INFORMATION SUPPLIED.
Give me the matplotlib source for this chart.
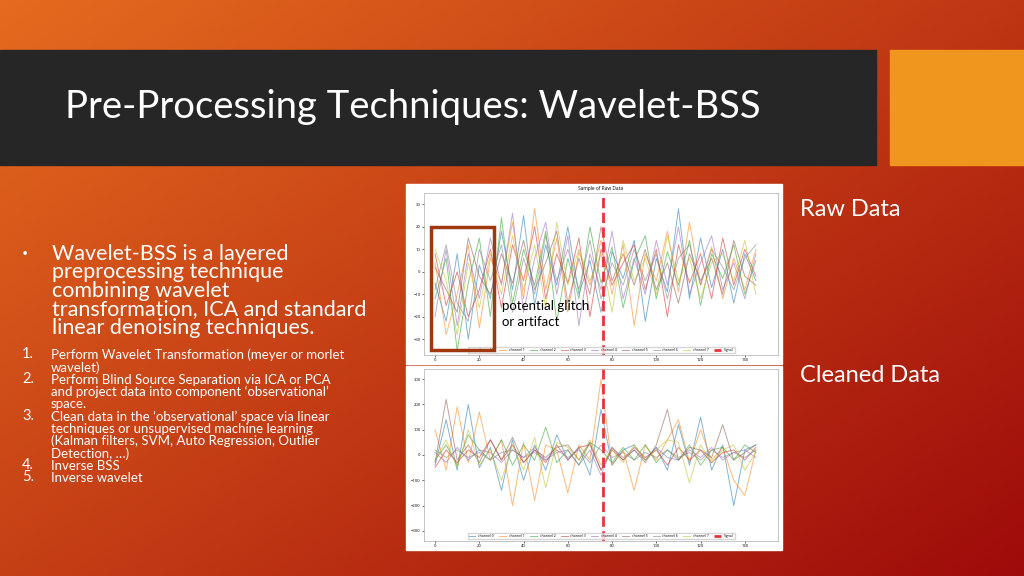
import numpy as np
import matplotlib.pyplot as plt

# ---- data (estimated from the slide) ----
x_time = list(range(0, 150, 5))
signal_x = 76

raw_channels = {
    "channel 0": [-5, -22, 8, -30, 3, -12, 18, -8, 25, -15, 12, -6, 20, -10, 5, -18, 9, -3, 14, -22, 6, -9, 28, -12, 15, -7, 10, -14, 8, -4],
    "channel 1": [4, -28, -10, 12, -25, 6, -5, 22, -12, 28, -8, 15, -18, 9, -6, 14, -10, 12, -24, 8, -4, 18, -9, 22, -6, 11, -12, 6, -8, 10],
    "channel 2": [-12, 6, -35, -5, 15, -20, 24, -14, 10, -6, 18, -22, 6, -12, 20, -5, 11, -16, 5, 16, -12, 9, -6, 14, -15, 8, -3, 12, -10, 5],
    "channel 3": [8, -15, 0, -20, -8, 10, -16, 12, -4, 20, -12, 8, -5, 15, -20, 10, -6, 4, 12, -8, 10, -20, 12, -5, 8, -12, 15, -6, 10, -2],
    "channel 4": [-20, 10, -24, 8, -12, 15, -6, 26, -18, 6, 22, -10, 16, -24, 8, -8, 18, -12, 6, -10, 14, -6, 20, -10, 4, 16, -8, 4, -12, 8],
    "channel 5": [2, -8, -18, 15, -2, -10, 8, -5, 14, -8, 4, 18, -14, 6, -10, 20, -4, 8, -6, 10, -8, 4, -14, 8, -4, 6, -10, 14, -2, -6],
    "channel 6": [-8, 12, -14, -22, 10, -4, 12, -18, 6, -10, 16, -4, 10, -8, 14, -12, 4, -6, 10, -4, 8, -12, 6, 12, -6, 10, 2, -8, 6, 12],
    "channel 7": [10, -4, -28, 4, -16, 8, -10, 16, -8, 12, -16, 22, -6, 10, -4, 8, -18, 14, -4, 6, -10, 16, -4, 6, -12, 4, 8, -4, 14, -10],
}

clean_channels = {
    "channel 0": [-40, 140, -60, 200, -50, 30, -140, 60, -100, 40, -60, 80, -20, 30, -80, 180, -40, 20, 40, -20, 30, -60, 120, -40, 150, -60, 40, -200, 20, 40],
    "channel 1": [100, -60, 190, -30, 170, -20, 60, -200, 50, -180, 40, 20, -150, 40, -20, 300, -40, 20, -140, 40, -20, 60, 140, -30, 100, -20, 30, -100, -160, 20],
    "channel 2": [-20, 40, -40, 80, 20, -20, 60, -40, 40, -20, 110, -30, 20, -40, 50, 20, -30, 30, -20, 40, -30, 20, -20, 40, -40, 20, 30, -20, 40, 10],
    "channel 3": [-50, 20, -30, 20, -10, 60, -20, 40, -30, 20, -30, 40, -20, 30, 40, -60, 20, -20, 30, -10, 20, -40, 30, -20, 20, -30, 10, 20, -20, 30],
    "channel 4": [10, -30, 30, -20, 20, 10, -30, 20, -10, 30, -20, 10, 20, -40, 20, -80, 30, -10, 20, -20, 30, -10, -20, 20, -10, 30, -20, 10, 20, -10],
    "channel 5": [-30, 220, -20, 40, -30, 60, -20, 70, -30, 20, -10, 30, 40, -20, 50, -60, 30, -20, 20, -30, 40, 180, -20, 30, 20, -10, 120, -20, 10, 40],
    "channel 6": [20, -10, 20, -10, 10, -20, 10, 20, -10, 10, -20, 20, -10, 20, -30, 40, -10, 10, -20, 10, -10, 20, -10, 10, -20, 20, -10, 10, -10, 20],
    "channel 7": [-20, 60, -50, 100, -40, 20, -100, 40, -60, 70, -130, 50, 30, -20, 60, -40, 20, -30, 40, -20, 20, 60, 50, -110, 40, -30, 20, 40, -60, 10],
}

line_colors = ["#1f77b4", "#ff7f0e", "#2ca02c", "#d62728", "#9467bd", "#8c564b", "#7f7f7f", "#bcbd22"]

bullet_lines = ["Wavelet-BSS is a layered", "preprocessing technique", "combining wavelet",
                "transformation, ICA and standard", "linear denoising techniques."]
steps = [
    ("1.", ["Perform Wavelet Transformation (meyer or morlet", "wavelet)"]),
    ("2.", ["Perform Blind Source Separation via ICA or PCA",
            "and project data into component \u2018observational\u2019", "space."]),
    ("3.", ["Clean data in the \u2018observational\u2019 space via linear",
            "techniques or unsupervised machine learning",
            "(Kalman filters, SVM, Auto Regression, Outlier", "Detection, \u2026)"]),
    ("4.", ["Inverse BSS"]),
    ("5.", ["Inverse wavelet"]),
]

W, H = 1024, 576
fig = plt.figure(figsize=(W / 100, H / 100), dpi=100)
plt.rcParams["font.family"] = "Open Sans"


def px_axes(x0, y0, x1, y1):
    """axes from pixel box (top-left origin)"""
    return fig.add_axes([x0 / W, 1 - y1 / H, (x1 - x0) / W, (y1 - y0) / H])


# background gradient
bg = fig.add_axes([0, 0, 1, 1])
gx, gy = np.meshgrid(np.linspace(0, 1, 200), np.linspace(0, 1, 120))
t = np.clip(0.55 * gx + 0.45 * gy, 0, 1)
c0 = np.array([0.90, 0.42, 0.12])
c1 = np.array([0.62, 0.04, 0.04])
img = c0[None, None, :] * (1 - t[..., None]) + c1[None, None, :] * t[..., None]
bg.imshow(img, extent=[0, W, H, 0], aspect="auto")
bg.set_xlim(0, W)
bg.set_ylim(H, 0)
bg.axis("off")

# header band and orange square
bg.add_patch(plt.Rectangle((0, 50), 876, 115, color="#262626"))
bg.add_patch(plt.Rectangle((890, 50), 134, 115, color="#f0951e"))
bg.text(65, 107, "Pre-Processing Techniques: Wavelet-BSS", color="white", fontsize=27.5,
        va="center", family="Lato")

# right-side labels
bg.text(800, 210, "Raw Data", color="white", fontsize=17, va="center", family="Lato")
bg.text(800, 376, "Cleaned Data", color="white", fontsize=17, va="center", family="Lato")

# left bullet text, one line at a time
bg.text(22, 255, "\u2022", color="white", fontsize=12, va="center")
for i, line in enumerate(bullet_lines):
    bg.text(52, 254 + 18.5 * i, line, color="white", fontsize=15.5, va="center", family="Lato")

y = 355
for num, lines in steps:
    bg.text(22, y - 1, num, color="white", fontsize=10.5, va="center", family="Lato")
    for line in lines:
        bg.text(51, y, line, color="white", fontsize=9.5, va="center", family="Lato")
        y += 12.3

# chart image frames
bg.add_patch(plt.Rectangle((406, 184), 376, 180, color="white"))
bg.add_patch(plt.Rectangle((406, 366), 376, 184, color="white"))


def draw_panel(ax, data, ylim, yticks, title=None):
    for (name, vals), col in zip(data.items(), line_colors):
        ax.plot(x_time, vals, color=col, lw=0.7, alpha=0.55, label=name)
    ax.axvline(signal_x, color="#e8333a", lw=2, ls="--", label="Signal")
    ax.set_xlim(-5, 155)
    ax.set_ylim(*ylim)
    ax.set_yticks(yticks)
    ax.set_xticks(range(0, 141, 20))
    ax.tick_params(labelsize=3, length=1.5, width=0.4, pad=1)
    for s in ax.spines.values():
        s.set_linewidth(0.4)
        s.set_color("#999999")
    if title:
        ax.set_title(title, fontsize=3.5, pad=2)
    ax.legend(loc="lower center", ncol=9, fontsize=2.5, frameon=True, handlelength=2,
              columnspacing=1.5, borderpad=0.3, labelspacing=0.2)


ax1 = px_axes(424, 193, 778, 355)
draw_panel(ax1, raw_channels, (-37, 35), [-30, -20, -10, 0, 10, 20, 30], "Sample of Raw Data")
ax2 = px_axes(424, 369, 778, 541)
draw_panel(ax2, clean_channels, (-340, 340), [-300, -200, -100, 0, 100, 200, 300])

# glitch annotation box on top of the chart
ann = fig.add_axes([0, 0, 1, 1], facecolor="none")
ann.set_xlim(0, W)
ann.set_ylim(H, 0)
ann.axis("off")
ann.add_patch(plt.Rectangle((431, 227), 63, 123, fill=False, ec="#a0380f", lw=2.5))
ann.text(502, 314, "potential glitch\nor artifact", fontsize=9.5, va="center", color="black",
         linespacing=1.3, family="Lato")

fig.savefig("out.png", dpi=100)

WHAT IS BEING ASKED.
Return, unchanged, the lines from the first line of the material through the line that holds "signal_x = 76", inclusive, omitting pictures.

IN RESPONSE.
Give me the matplotlib source for this chart.
import numpy as np
import matplotlib.pyplot as plt

# ---- data (estimated from the slide) ----
x_time = list(range(0, 150, 5))
signal_x = 76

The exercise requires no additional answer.